----- RAW DATA -----

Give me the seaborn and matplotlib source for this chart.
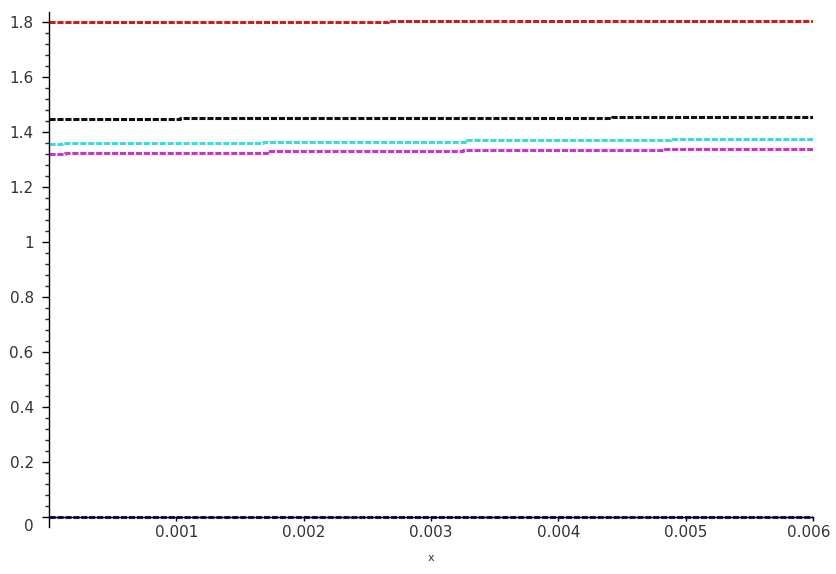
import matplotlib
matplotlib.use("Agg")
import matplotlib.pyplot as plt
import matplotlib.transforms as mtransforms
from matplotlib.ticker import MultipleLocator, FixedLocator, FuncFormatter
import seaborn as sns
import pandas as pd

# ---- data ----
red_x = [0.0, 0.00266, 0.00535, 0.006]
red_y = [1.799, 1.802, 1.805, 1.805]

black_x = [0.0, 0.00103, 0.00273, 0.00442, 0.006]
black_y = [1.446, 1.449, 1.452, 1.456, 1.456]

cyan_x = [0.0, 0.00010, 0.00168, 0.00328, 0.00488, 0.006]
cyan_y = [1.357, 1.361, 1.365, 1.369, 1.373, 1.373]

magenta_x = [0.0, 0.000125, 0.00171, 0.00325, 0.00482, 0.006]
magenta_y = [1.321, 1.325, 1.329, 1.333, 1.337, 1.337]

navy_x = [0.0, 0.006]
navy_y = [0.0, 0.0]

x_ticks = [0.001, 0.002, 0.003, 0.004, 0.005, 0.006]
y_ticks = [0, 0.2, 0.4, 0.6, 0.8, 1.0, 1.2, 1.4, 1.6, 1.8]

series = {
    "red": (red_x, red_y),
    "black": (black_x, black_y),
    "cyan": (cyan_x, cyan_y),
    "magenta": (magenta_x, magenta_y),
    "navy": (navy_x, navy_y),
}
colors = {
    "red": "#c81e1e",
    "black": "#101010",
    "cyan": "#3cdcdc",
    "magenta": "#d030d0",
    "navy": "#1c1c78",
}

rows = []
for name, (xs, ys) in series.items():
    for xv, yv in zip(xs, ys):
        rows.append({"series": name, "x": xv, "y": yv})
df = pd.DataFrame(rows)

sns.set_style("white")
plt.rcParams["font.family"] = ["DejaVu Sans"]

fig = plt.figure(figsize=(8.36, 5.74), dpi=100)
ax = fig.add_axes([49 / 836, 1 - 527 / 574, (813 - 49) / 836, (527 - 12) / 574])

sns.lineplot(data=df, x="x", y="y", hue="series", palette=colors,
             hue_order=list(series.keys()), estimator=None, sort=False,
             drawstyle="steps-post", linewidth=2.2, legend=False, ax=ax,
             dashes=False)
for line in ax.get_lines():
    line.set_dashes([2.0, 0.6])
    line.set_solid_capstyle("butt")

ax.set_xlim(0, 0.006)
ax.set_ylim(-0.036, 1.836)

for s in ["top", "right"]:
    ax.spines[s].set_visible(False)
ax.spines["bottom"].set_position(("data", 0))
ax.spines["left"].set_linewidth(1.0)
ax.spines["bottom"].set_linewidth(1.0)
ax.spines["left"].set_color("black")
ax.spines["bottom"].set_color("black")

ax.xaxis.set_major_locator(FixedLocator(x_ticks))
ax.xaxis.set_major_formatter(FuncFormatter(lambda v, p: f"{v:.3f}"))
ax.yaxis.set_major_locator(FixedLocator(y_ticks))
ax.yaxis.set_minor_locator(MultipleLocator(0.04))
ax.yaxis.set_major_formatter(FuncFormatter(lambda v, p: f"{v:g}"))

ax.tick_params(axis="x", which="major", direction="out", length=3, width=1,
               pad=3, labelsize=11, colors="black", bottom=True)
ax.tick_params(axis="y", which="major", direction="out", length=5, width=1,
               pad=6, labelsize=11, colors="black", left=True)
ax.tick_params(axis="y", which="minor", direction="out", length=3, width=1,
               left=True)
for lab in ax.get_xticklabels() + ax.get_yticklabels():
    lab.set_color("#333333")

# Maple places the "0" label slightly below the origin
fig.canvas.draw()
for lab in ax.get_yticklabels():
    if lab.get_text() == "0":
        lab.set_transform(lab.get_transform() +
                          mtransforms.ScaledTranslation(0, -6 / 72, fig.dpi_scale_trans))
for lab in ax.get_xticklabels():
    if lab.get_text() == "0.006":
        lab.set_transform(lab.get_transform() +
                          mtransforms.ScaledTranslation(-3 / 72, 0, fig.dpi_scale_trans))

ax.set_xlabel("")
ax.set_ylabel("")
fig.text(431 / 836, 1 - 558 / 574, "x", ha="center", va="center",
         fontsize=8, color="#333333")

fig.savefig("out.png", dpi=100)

-----

» **TASK REQUIREMENTS**
Repeat the material verbatim. Do not carry over any picture.

» **EXERCISE RESULT**
Give me the seaborn and matplotlib source for this chart.
import matplotlib
matplotlib.use("Agg")
import matplotlib.pyplot as plt
import matplotlib.transforms as mtransforms
from matplotlib.ticker import MultipleLocator, FixedLocator, FuncFormatter
import seaborn as sns
import pandas as pd

# ---- data ----
red_x = [0.0, 0.00266, 0.00535, 0.006]
red_y = [1.799, 1.802, 1.805, 1.805]

black_x = [0.0, 0.00103, 0.00273, 0.00442, 0.006]
black_y = [1.446, 1.449, 1.452, 1.456, 1.456]

cyan_x = [0.0, 0.00010, 0.00168, 0.00328, 0.00488, 0.006]
cyan_y = [1.357, 1.361, 1.365, 1.369, 1.373, 1.373]

magenta_x = [0.0, 0.000125, 0.00171, 0.00325, 0.00482, 0.006]
magenta_y = [1.321, 1.325, 1.329, 1.333, 1.337, 1.337]

navy_x = [0.0, 0.006]
navy_y = [0.0, 0.0]

x_ticks = [0.001, 0.002, 0.003, 0.004, 0.005, 0.006]
y_ticks = [0, 0.2, 0.4, 0.6, 0.8, 1.0, 1.2, 1.4, 1.6, 1.8]

series = {
    "red": (red_x, red_y),
    "black": (black_x, black_y),
    "cyan": (cyan_x, cyan_y),
    "magenta": (magenta_x, magenta_y),
    "navy": (navy_x, navy_y),
}
colors = {
    "red": "#c81e1e",
    "black": "#101010",
    "cyan": "#3cdcdc",
    "magenta": "#d030d0",
    "navy": "#1c1c78",
}

rows = []
for name, (xs, ys) in series.items():
    for xv, yv in zip(xs, ys):
        rows.append({"series": name, "x": xv, "y": yv})
df = pd.DataFrame(rows)

sns.set_style("white")
plt.rcParams["font.family"] = ["DejaVu Sans"]

fig = plt.figure(figsize=(8.36, 5.74), dpi=100)
ax = fig.add_axes([49 / 836, 1 - 527 / 574, (813 - 49) / 836, (527 - 12) / 574])

sns.lineplot(data=df, x="x", y="y", hue="series", palette=colors,
             hue_order=list(series.keys()), estimator=None, sort=False,
             drawstyle="steps-post", linewidth=2.2, legend=False, ax=ax,
             dashes=False)
for line in ax.get_lines():
    line.set_dashes([2.0, 0.6])
    line.set_solid_capstyle("butt")

ax.set_xlim(0, 0.006)
ax.set_ylim(-0.036, 1.836)

for s in ["top", "right"]:
    ax.spines[s].set_visible(False)
ax.spines["bottom"].set_position(("data", 0))
ax.spines["left"].set_linewidth(1.0)
ax.spines["bottom"].set_linewidth(1.0)
ax.spines["left"].set_color("black")
ax.spines["bottom"].set_color("black")

ax.xaxis.set_major_locator(FixedLocator(x_ticks))
ax.xaxis.set_major_formatter(FuncFormatter(lambda v, p: f"{v:.3f}"))
ax.yaxis.set_major_locator(FixedLocator(y_ticks))
ax.yaxis.set_minor_locator(MultipleLocator(0.04))
ax.yaxis.set_major_formatter(FuncFormatter(lambda v, p: f"{v:g}"))

ax.tick_params(axis="x", which="major", direction="out", length=3, width=1,
               pad=3, labelsize=11, colors="black", bottom=True)
ax.tick_params(axis="y", which="major", direction="out", length=5, width=1,
               pad=6, labelsize=11, colors="black", left=True)
ax.tick_params(axis="y", which="minor", direction="out", length=3, width=1,
               left=True)
for lab in ax.get_xticklabels() + ax.get_yticklabels():
    lab.set_color("#333333")

# Maple places the "0" label slightly below the origin
fig.canvas.draw()
for lab in ax.get_yticklabels():
    if lab.get_text() == "0":
        lab.set_transform(lab.get_transform() +
                          mtransforms.ScaledTranslation(0, -6 / 72, fig.dpi_scale_trans))
for lab in ax.get_xticklabels():
    if lab.get_text() == "0.006":
        lab.set_transform(lab.get_transform() +
                          mtransforms.ScaledTranslation(-3 / 72, 0, fig.dpi_scale_trans))

ax.set_xlabel("")
ax.set_ylabel("")
fig.text(431 / 836, 1 - 558 / 574, "x", ha="center", va="center",
         fontsize=8, color="#333333")

fig.savefig("out.png", dpi=100)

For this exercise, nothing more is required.